GOAL>
It is required that the lines from the top of the listing through the line with "3.1, 5.0, 3.2]" be reproduced exactly, excluding pictures.

DATASET RECORDS>
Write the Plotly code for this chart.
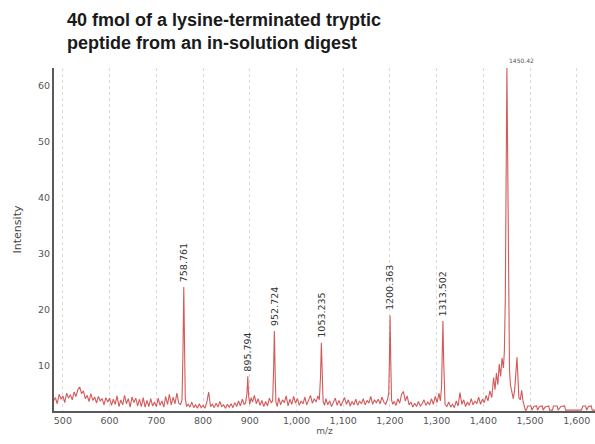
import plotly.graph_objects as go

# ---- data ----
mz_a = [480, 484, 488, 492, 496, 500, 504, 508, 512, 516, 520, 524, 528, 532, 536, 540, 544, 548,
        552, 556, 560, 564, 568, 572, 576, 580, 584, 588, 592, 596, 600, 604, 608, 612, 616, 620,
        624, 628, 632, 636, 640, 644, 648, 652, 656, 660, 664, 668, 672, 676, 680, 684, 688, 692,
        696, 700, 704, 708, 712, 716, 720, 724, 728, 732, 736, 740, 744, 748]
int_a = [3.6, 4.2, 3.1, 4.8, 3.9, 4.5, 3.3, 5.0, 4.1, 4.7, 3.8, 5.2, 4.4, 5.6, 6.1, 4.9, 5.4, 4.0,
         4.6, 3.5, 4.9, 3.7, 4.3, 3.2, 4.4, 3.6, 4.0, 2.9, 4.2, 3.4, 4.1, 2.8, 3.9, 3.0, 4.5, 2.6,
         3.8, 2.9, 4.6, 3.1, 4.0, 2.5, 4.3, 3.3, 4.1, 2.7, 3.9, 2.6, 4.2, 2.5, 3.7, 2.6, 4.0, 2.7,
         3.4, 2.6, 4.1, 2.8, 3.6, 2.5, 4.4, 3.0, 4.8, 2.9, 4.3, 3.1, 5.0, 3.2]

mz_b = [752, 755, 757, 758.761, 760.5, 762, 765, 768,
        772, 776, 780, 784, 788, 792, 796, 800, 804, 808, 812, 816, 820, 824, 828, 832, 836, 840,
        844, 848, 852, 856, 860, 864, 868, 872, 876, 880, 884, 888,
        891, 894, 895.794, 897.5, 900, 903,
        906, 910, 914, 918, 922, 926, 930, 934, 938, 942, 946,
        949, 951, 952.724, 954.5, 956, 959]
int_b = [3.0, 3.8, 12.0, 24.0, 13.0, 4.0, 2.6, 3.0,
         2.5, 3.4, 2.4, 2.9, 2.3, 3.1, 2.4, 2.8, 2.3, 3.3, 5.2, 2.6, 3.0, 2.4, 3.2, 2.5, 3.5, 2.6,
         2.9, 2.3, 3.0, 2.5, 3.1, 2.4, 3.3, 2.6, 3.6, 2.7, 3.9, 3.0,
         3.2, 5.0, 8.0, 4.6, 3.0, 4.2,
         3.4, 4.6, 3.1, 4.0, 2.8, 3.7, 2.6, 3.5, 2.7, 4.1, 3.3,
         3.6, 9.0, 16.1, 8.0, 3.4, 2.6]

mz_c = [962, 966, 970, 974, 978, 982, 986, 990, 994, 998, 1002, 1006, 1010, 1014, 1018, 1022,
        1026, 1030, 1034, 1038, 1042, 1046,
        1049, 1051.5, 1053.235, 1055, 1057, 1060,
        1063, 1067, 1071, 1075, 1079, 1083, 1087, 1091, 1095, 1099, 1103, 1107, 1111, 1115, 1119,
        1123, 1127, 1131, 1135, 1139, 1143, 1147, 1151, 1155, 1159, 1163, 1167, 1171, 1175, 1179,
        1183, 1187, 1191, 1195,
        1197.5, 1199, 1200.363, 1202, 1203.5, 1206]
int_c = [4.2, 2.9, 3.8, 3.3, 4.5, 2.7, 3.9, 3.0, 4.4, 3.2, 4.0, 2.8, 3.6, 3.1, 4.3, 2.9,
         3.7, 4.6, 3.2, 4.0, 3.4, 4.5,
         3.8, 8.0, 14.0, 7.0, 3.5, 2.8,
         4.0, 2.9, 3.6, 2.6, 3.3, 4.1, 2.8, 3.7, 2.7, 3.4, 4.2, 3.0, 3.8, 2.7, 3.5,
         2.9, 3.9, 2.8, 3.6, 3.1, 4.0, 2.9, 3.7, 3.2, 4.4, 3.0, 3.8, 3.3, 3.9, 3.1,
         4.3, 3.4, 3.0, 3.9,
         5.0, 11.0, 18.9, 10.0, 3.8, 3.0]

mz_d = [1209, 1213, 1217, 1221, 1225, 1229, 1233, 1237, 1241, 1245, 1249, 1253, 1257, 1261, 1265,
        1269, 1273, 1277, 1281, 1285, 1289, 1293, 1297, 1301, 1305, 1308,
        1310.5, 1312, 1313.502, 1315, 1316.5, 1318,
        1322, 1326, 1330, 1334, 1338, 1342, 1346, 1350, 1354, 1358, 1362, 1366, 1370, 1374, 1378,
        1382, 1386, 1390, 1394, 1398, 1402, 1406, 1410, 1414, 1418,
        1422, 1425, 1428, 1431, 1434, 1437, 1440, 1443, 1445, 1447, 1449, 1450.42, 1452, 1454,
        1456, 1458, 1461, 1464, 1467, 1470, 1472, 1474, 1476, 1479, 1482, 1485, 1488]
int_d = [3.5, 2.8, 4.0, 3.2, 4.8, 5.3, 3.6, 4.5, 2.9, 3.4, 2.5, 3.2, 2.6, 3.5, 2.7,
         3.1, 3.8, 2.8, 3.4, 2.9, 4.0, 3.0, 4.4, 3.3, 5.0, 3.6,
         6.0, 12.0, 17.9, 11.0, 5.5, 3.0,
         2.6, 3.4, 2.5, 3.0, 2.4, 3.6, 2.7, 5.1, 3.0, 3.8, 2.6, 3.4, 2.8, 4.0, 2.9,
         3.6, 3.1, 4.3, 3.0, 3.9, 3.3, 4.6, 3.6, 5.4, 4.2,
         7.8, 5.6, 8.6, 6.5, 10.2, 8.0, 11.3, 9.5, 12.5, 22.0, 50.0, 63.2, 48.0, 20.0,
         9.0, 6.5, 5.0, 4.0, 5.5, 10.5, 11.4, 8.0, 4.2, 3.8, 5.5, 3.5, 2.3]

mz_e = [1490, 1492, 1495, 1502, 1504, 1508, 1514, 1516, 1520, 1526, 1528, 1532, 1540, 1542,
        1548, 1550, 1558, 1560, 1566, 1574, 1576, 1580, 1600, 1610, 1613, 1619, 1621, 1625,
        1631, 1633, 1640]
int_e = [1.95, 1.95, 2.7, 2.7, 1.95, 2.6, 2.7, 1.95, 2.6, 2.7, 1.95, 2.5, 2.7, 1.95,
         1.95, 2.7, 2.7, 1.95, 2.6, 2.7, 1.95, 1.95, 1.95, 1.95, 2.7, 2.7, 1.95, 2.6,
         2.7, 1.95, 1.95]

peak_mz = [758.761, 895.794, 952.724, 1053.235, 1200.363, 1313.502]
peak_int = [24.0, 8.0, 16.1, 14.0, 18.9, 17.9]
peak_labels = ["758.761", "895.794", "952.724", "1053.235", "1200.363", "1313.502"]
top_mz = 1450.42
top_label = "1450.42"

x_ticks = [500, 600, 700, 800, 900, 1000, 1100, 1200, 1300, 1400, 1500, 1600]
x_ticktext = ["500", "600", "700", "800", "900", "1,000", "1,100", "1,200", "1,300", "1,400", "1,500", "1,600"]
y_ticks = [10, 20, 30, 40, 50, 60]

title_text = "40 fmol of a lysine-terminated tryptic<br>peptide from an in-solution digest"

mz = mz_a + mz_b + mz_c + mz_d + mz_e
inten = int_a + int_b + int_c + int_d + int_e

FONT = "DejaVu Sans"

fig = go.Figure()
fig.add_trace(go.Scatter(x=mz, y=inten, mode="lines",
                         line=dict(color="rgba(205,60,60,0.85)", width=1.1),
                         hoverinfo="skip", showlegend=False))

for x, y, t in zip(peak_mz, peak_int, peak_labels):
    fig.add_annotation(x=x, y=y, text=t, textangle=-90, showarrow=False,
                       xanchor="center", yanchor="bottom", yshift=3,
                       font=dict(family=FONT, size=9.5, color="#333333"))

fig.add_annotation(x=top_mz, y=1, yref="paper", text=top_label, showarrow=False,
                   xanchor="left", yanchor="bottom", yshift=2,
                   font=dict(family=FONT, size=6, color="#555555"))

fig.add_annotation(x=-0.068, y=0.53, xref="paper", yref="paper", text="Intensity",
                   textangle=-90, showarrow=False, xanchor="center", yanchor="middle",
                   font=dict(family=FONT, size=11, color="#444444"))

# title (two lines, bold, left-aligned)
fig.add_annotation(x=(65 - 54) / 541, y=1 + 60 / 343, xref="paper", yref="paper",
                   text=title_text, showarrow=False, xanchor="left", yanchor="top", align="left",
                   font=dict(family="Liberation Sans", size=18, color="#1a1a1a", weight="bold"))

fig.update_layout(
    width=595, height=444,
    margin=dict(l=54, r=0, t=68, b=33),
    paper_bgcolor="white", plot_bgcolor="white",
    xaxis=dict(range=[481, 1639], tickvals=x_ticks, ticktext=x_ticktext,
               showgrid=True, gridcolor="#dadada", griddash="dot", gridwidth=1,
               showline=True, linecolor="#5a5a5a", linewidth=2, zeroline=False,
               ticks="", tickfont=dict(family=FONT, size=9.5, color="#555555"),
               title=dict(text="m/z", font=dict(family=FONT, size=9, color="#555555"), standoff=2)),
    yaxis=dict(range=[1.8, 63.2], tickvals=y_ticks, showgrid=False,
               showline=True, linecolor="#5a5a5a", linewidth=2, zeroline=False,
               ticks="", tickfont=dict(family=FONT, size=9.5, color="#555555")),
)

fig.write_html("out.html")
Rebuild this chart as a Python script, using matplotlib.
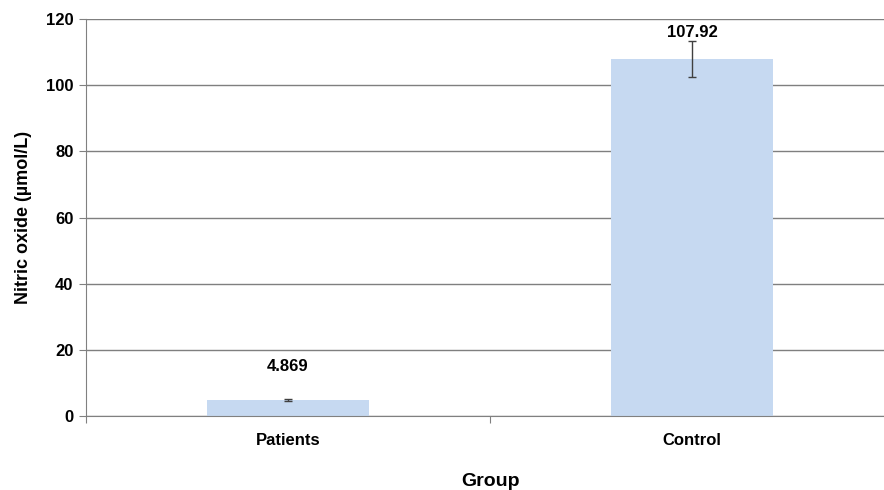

ANSWER TO THIS TASK>
Write the Plotly code for this chart.
import plotly.graph_objects as go

# ---- data ----
mz_a = [480, 484, 488, 492, 496, 500, 504, 508, 512, 516, 520, 524, 528, 532, 536, 540, 544, 548,
        552, 556, 560, 564, 568, 572, 576, 580, 584, 588, 592, 596, 600, 604, 608, 612, 616, 620,
        624, 628, 632, 636, 640, 644, 648, 652, 656, 660, 664, 668, 672, 676, 680, 684, 688, 692,
        696, 700, 704, 708, 712, 716, 720, 724, 728, 732, 736, 740, 744, 748]
int_a = [3.6, 4.2, 3.1, 4.8, 3.9, 4.5, 3.3, 5.0, 4.1, 4.7, 3.8, 5.2, 4.4, 5.6, 6.1, 4.9, 5.4, 4.0,
         4.6, 3.5, 4.9, 3.7, 4.3, 3.2, 4.4, 3.6, 4.0, 2.9, 4.2, 3.4, 4.1, 2.8, 3.9, 3.0, 4.5, 2.6,
         3.8, 2.9, 4.6, 3.1, 4.0, 2.5, 4.3, 3.3, 4.1, 2.7, 3.9, 2.6, 4.2, 2.5, 3.7, 2.6, 4.0, 2.7,
         3.4, 2.6, 4.1, 2.8, 3.6, 2.5, 4.4, 3.0, 4.8, 2.9, 4.3, 3.1, 5.0, 3.2]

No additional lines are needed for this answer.